Chapter 7 Review Questions/Answers

  1. What common security system is an IDPS most like? In what ways are these systems similar?

IDPS is most like to a home burglar’s alarm. There is a specific set of instructions on IDPS that tells it to detect and prevent an outside attack.

  1. How does a false positive alarm differ from a false negative one? From a security perspective, which is least desirable?

False positive alarm is when an IDPS reacts to a threat that did not happen while a false negative alarm is when an IDPS fails to react to an actual threat or attack. False positive is least desirable because it make the system administrator less sensitive and they might not respond to an actual threat.

  1. How does a network-based IDPS differ from a host-based IDPS?

A network based IDPS is to protect a whole network while a host based IDPS protects a computer or any other specific host.

  1. How does a signature-based IDPS differ from a behavior-based IDPS?

A signature based IDPS is the one that is able to correspond to already established and databased threats. While the behavior based IDPS makes a decision about a threat based on a combination of instructions in its database.

  1. What is a monitoring (or SPAN) port? What is it used for?

It is a data port or a device that has the capability to capture and replicate from the switching device that it is attached to. It stores data for IDPS to analyze.

  1. List and describe the three control strategies proposed for IDPS control.

Three strategies are centralized, partially distributed and fully distributed IDPS controls.

  1. What is a honeypot? How is it different from a honeynet?

Honeypot are systems that are used to protect critical system. They function as decay systems and divert threats towards themselves from the critical systems. A combination of honeypots can be called a honeynet.

  1. How does a padded cell system differ from a honeypot?

Padded cell system is an improved and more secure honeypot that cannot be easily broken by external threats.

  1. What is network footprinting? What is network fingerprinting? How are they related?

The strategy in which an organized effort is made to locate the internet addresses or domains owned/controlled by an organization. Fingerprinting is the next stage of footprinting in which the resources and addresses of the target organization are ascertained.

  1. Why do many organizations ban port scanning activities on their internal networks?

Port scanning could be done by attackers to prepare their attacks on the organizational networks. Organizations ban port scanning because ISPs do not take responsibility for any attacks that are done via port scanning.

  1. Why would ISPs ban outbound port scanning by their customers?

ISPs ban outbound port scanning because this may be done to prepare attacks which might cause legal difficulties for the ISP.

  1. What is an open port? Why is it important to limit the number of open ports to only those that are absolutely essential?

Open port is a TCP that accepts traffic provides different services at port address. Ports should not be left ill configured and only used when necessary.

  1. What is a vulnerability scanner? How is it used to improve security?

This is a form of a software application that is utilized to check and monitor network ports that are kept open for different services.

  1. What is the difference between active and passive vulnerability scanners?

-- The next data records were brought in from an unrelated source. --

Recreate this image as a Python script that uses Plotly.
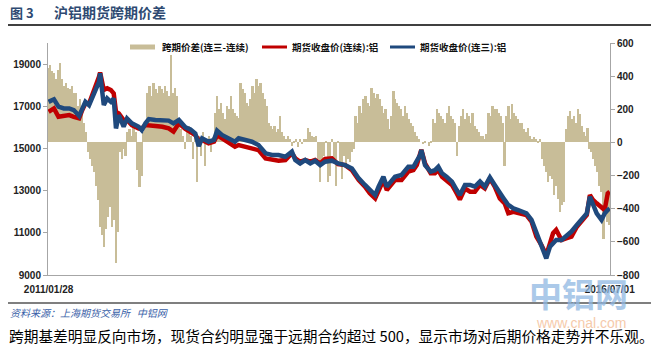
import plotly.graph_objects as go
import pandas as pd

# ---- Data ----
line_dates = [
    "2011-01-28","2011-02-16","2011-03-04","2011-03-23","2011-04-11","2011-04-27","2011-05-16","2011-05-27",
    "2011-06-07","2011-06-20","2011-07-01","2011-07-13","2011-07-25","2011-07-29","2011-08-05","2011-08-11",
    "2011-08-23","2011-09-05","2011-09-15","2011-09-23","2011-10-03","2011-10-20","2011-11-01","2011-11-18",
    "2011-12-12","2011-12-23","2012-01-05","2012-01-17","2012-02-09","2012-03-05","2012-03-27","2012-04-13",
    "2012-05-02","2012-05-25","2012-06-12","2012-06-29","2012-07-11","2012-07-23","2012-08-15","2012-09-03",
    "2012-09-14","2012-10-01","2012-10-25","2012-11-16","2012-11-29","2012-12-21","2013-01-15","2013-02-07",
    "2013-03-04","2013-03-27","2013-04-19","2013-05-13","2013-06-05","2013-06-17","2013-07-04","2013-07-22",
    "2013-08-09","2013-08-26","2013-09-13","2013-09-30","2013-10-24","2013-11-15","2013-12-10","2014-01-03",
    "2014-01-27","2014-02-18","2014-03-07","2014-03-26","2014-04-07","2014-04-24","2014-05-06","2014-05-19",
    "2014-06-04","2014-06-27","2014-07-21","2014-08-08","2014-08-20","2014-09-01","2014-09-05","2014-09-18",
    "2014-10-08","2014-10-23","2014-11-04","2014-11-17","2014-12-03","2014-12-22","2015-01-08","2015-01-19",
    "2015-02-06","2015-02-24","2015-03-13","2015-03-31","2015-04-17","2015-05-05","2015-05-22","2015-06-09",
    "2015-06-26","2015-07-09","2015-07-27","2015-08-13","2015-08-31","2015-09-11","2015-09-29","2015-10-16",
    "2015-11-03","2015-11-20","2015-12-03","2015-12-14","2015-12-25","2016-01-13","2016-01-29","2016-02-17",
    "2016-03-07","2016-03-23","2016-04-11","2016-04-22","2016-05-03","2016-05-16","2016-06-02","2016-06-13",
    "2016-06-24","2016-07-01",
]

price_continuous = [  # 期货收盘价(连续):铝  (red)
    16740,16900,16500,16520,16580,16500,16430,16820,
    17130,17130,17530,17850,18400,18600,18100,17770,
    17850,17770,17610,16740,16660,16350,16350,16100,
    15950,15950,16110,16110,16060,16030,15950,15800,
    16190,15920,15780,15630,15400,15400,15240,15320,
    15630,15480,15240,15080,15160,15080,15000,14920,
    14530,14450,14420,14450,14770,14530,14370,14450,
    14370,14450,14290,14500,14530,14260,14210,13970,
    13500,13190,12870,12630,12950,13500,13030,13270,
    13500,13500,13900,13970,14210,14770,14930,14290,
    13820,13820,13970,13660,13500,13270,12870,12580,
    13100,12950,12950,13270,13110,13580,13190,12630,
    12400,11930,12000,11930,11840,11840,11530,10820,
    10420,9950,10500,10980,11140,10660,10740,10820,
    11290,11530,11840,12790,12560,12400,12240,12080,
    12870,12950,
]

price_third = [  # 期货收盘价(连三):铝  (blue)
    17210,17330,16980,16900,16900,16820,16540,16900,
    17210,17050,17370,17770,18160,18560,17940,17060,
    17370,17210,17370,15950,16580,16030,16420,16190,
    16030,15870,16190,16390,16350,16320,16320,16190,
    16350,16000,15900,15710,15110,15480,15320,15400,
    15840,15640,15480,15320,15480,15400,15320,15160,
    14770,14690,14690,14610,14850,14450,14290,14450,
    14290,14420,14210,14370,14420,14290,14210,14050,
    13580,13270,13030,12790,13190,13660,13190,13420,
    13660,13740,14130,14130,14370,14690,14930,14210,
    13900,13970,14130,13820,13660,13430,13030,12790,
    13270,13270,13190,13430,13190,13630,13270,12870,
    12560,12320,12160,12080,12000,11920,11610,10980,
    10340,9790,10340,10500,10660,10660,10820,11060,
    11370,11610,11920,12710,12400,11920,11610,11920,
    12080,12160,
]

spread_start = "2011-01-28"
spread = [  # 跨期价差(连三-连续), weekly
    450, 470, 430, 420, 380, 440, 480, 380, 340, 360,
    330, 320, 340, 300, 300, 220, 260, 200, 120, 60,
    -60, -100, -140, -180, -260, -350, -510, -560, -630, -520,
    -450, -390, -510, -470, -730, -540, -60, -100, -40, -80,
    60, 80, 40, 100, 60, -165, -270, -200, 60, 120,
    300, 340, 280, 360, 320, 300, 340, 320, 300, 340,
    310, 280, 530, 300, 330, 280, 120, 80, 40, -40,
    60, 100, 40, -100, 40, -240, 40, -80, 60, -140,
    20, 40, -60, 30, 180, 280, 200, 240, 180, 140,
    220, 200, 280, 200, 180, 160, 150, 360, 320, 300,
    240, 220, 260, 340, 300, 380, 340, 360, 300, 260,
    220, 120, 100, 80, 100, 60, 80, 160, 60, 40,
    20, 40, 20, -20, 10, 20, -30, 20, -10, 20,
    20, 90, 60, 40, 30, 40, -100, -240, -120, -80,
    10, -240, -200, 20, -100, -260, 10, -120, -220, -80,
    -140, -100, -120, -60, -40, 160, 120, 220, 180, 260,
    280, 240, 220, 330, 300, 270, 290, 260, 220, 180,
    200, 140, 80, 160, 310, 260, 240, 220, 200, 160,
    220, 180, 140, 120, 100, 60, 40, 20, 0, -10,
    10, 0, -20, 10, 140, 120, 200, 180, 160, 140,
    120, 180, 220, 160, 140, 120, -80, 100, 160, 200,
    140, 180, 160, 120, 180, 100, 80, 60, 40, 40,
    20, 50, 180, 160, 220, 200, 200, 180, 160, 120,
    -140, 160, 220, 140, 230, 180, 160, 140, 120, 120,
    80, 60, 90, 40, 20, 30, 20, 10, 20, -100,
    -140, -180, -240, -200, -220, -320, -260, -340, -420, -380,
    -360, 80, 160, 190, 140, 160, 120, 200, 170, 100,
    60, 40, 90, -40, -60, -100, -140, -180, -260, -300,
    -580, -420, -480, -500,
]
spread_dates = pd.date_range(start=spread_start, periods=len(spread), freq="7D")

x_tick_vals = ["2011-01-28", "2016-07-01"]
x_tick_text = ["2011/01/28", "2016/07/01"]
left_ticks = [9000, 11000, 13000, 15000, 17000, 19000]
right_ticks = [-800, -600, -400, -200, 0, 200, 400, 600]

series_names = ["跨期价差(连三-连续)", "期货收盘价(连续):铝", "期货收盘价(连三):铝"]

# ---- Styles ----
TAN = "#c8bd98"
RED = "#c00000"
BLUE = "#1f497d"
AXIS = "#a6a6a6"
NUMFONT = dict(family="Liberation Sans, Arial, sans-serif", size=10, color="#222222", weight="bold")
CJK = "Noto Sans CJK SC, sans-serif"

fig = go.Figure()
fig.add_trace(go.Bar(x=spread_dates, y=spread, name=series_names[0], marker_color=TAN,
                     marker_line_width=0, width=6.5 * 86400000, yaxis="y", showlegend=False))
fig.add_trace(go.Scatter(x=pd.to_datetime(line_dates), y=price_continuous, name=series_names[1],
                         mode="lines", line=dict(color=RED, width=4.5), yaxis="y2", showlegend=False))
fig.add_trace(go.Scatter(x=pd.to_datetime(line_dates), y=price_third, name=series_names[2],
                         mode="lines", line=dict(color=BLUE, width=4.5), yaxis="y2", showlegend=False))

L, R, T, B = 48, 49, 43, 77
W, H = 659, 352
PW, PH = W - L - R, H - T - B


def px(xp):
    return (xp - L) / PW


def py(yp):
    return (H - B - yp) / PH


shapes = []
annotations = []

# legend (manual)
leg_y = py(47)
for (x0, x1, tx, col, w, name) in [
    (130, 155, 160, TAN, 5, series_names[0]),
    (262, 287, 290, RED, 3, series_names[1]),
    (390, 415, 418, BLUE, 3, series_names[2]),
]:
    shapes.append(dict(type="line", xref="paper", yref="paper", x0=px(x0), x1=px(x1), y0=leg_y, y1=leg_y,
                       line=dict(color=col, width=w)))
    annotations.append(dict(xref="paper", yref="paper", x=px(tx), y=leg_y, text=name, showarrow=False,
                            xanchor="left", yanchor="middle",
                            font=dict(family=CJK, size=9.5, color="#111111", weight="bold")))

# title and rules
annotations.append(dict(xref="paper", yref="paper", x=px(8), y=py(12), text="图 3", showarrow=False,
                        xanchor="left", yanchor="middle",
                        font=dict(family=CJK, size=13, color="#2e4a72", weight="bold")))
annotations.append(dict(xref="paper", yref="paper", x=px(52), y=py(12), text="沪铝期货跨期价差", showarrow=False,
                        xanchor="left", yanchor="middle",
                        font=dict(family=CJK, size=14, color="#2e4a72", weight="bold")))
shapes.append(dict(type="line", xref="paper", yref="paper", x0=px(8), x1=px(651), y0=py(25), y1=py(25),
                   line=dict(color="#000000", width=1.5)))
shapes.append(dict(type="line", xref="paper", yref="paper", x0=px(8), x1=px(651), y0=py(303), y1=py(303),
                   line=dict(color="#000000", width=1.2)))

# watermark
annotations.append(dict(xref="paper", yref="paper", x=px(578), y=py(293), text="中铝网", showarrow=False,
                        xanchor="center", yanchor="middle", opacity=0.75,
                        font=dict(family=CJK, size=33, color="#8fb8e2", weight="bold")))
annotations.append(dict(xref="paper", yref="paper", x=px(581), y=py(323), text="www.cnal.com", showarrow=False,
                        xanchor="center", yanchor="middle", opacity=0.75,
                        font=dict(family="Liberation Sans, Arial", size=14, color="#f3b98f")))

# source and caption
annotations.append(dict(xref="paper", yref="paper", x=px(8), y=py(312), text="资料来源：上海期货交易所   中铝网",
                        showarrow=False, xanchor="left", yanchor="middle",
                        font=dict(family=CJK, size=10, color="#3a5fa8", style="italic")))
annotations.append(dict(xref="paper", yref="paper", x=px(7), y=py(335),
                        text="跨期基差明显反向市场，现货合约明显强于远期合约超过 500，显示市场对后期价格走势并不乐观。",
                        showarrow=False, xanchor="left", yanchor="middle",
                        font=dict(family=CJK, size=14.7, color="#000000")))

fig.update_layout(
    width=W, height=H,
    margin=dict(l=L, r=R, t=T, b=B, pad=0),
    paper_bgcolor="white", plot_bgcolor="white",
    showlegend=False,
    bargap=0,
    font=dict(family="Liberation Sans, " + CJK),
    xaxis=dict(type="date", range=["2011-01-26", "2016-07-02"], showgrid=False, zeroline=False,
               showline=True, linecolor=AXIS, linewidth=1, ticks="", ticklabelstandoff=5,
               tickvals=pd.to_datetime(x_tick_vals), ticktext=x_tick_text, tickfont=NUMFONT),
    yaxis=dict(side="right", range=[-800, 600], tickvals=right_ticks, showgrid=False, zeroline=False,
               showline=True, linecolor=AXIS, linewidth=1, ticks="outside", ticklen=4, tickcolor=AXIS,
               tickformat="d", tickfont=NUMFONT),
    yaxis2=dict(side="left", overlaying="y", range=[9000, 20000], tickvals=left_ticks, showgrid=False,
                zeroline=False, showline=True, linecolor=AXIS, linewidth=1, ticks="outside", ticklen=4,
                tickcolor=AXIS, tickformat="d", tickfont=NUMFONT),
    shapes=shapes,
    annotations=annotations,
)

fig.write_html("out.html")
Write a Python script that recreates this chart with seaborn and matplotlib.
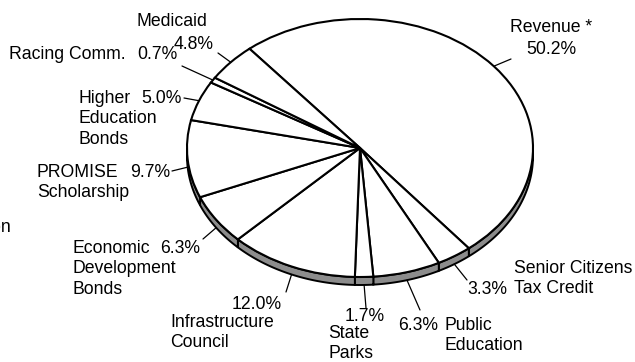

An active scanner has the capacity to initiate network traffic while a passive scanner utilizes traffic that is already in action.

  1. What kind of data and information can be found using a packet sniffer?

It can be used to collect and monitor the packets that travel over a network. It will show encryptions and also text transmission to the administrator of a network.

  1. What capabilities should a wireless security toolkit include?

It must be capable of scanning wireless hosts and manage the privacy and confidentiality that the wireless network allows.

  1. What is biometric authentication? What does the term biometric mean?

It is a form of identification that uses one or more physical human attributes to confirm security clearance. The term biometric mean to measure the physical characteristic of a person.

  1. Are any biometric recognition characteristics considered more reliable than others?

Which are the most reliable?

Definitely, some biometric recognitions are more reliable than others. The most commonly used are retina and fingerprint identifications.

  1. What is a false reject rate? What is a false accept rate? What is their relationship to the crossover error rate?

False reject rate is the percentage with which authentic users are denied access while false acceptance rate is the percentage with which non authentic users are identified as authentic. Crossover error rate is the value of false rejection rate and false acceptance rate at which the system sensitivity is configured.

  1. What is the most widely accepted biometric authorization technology? Why do you think this technology is acceptable to users?

Signatures are stored in a databased and compared when required and they are most widely used biometric authentication technology in the world.

  1. What is the most effective biometric authorization technology? Why do you think this technology is deemed to be most effective by security professionals?

Iris recognition is the most effective biometric authentication technology. Iris is a human physical characteristic that has the most unique patterns from person to person.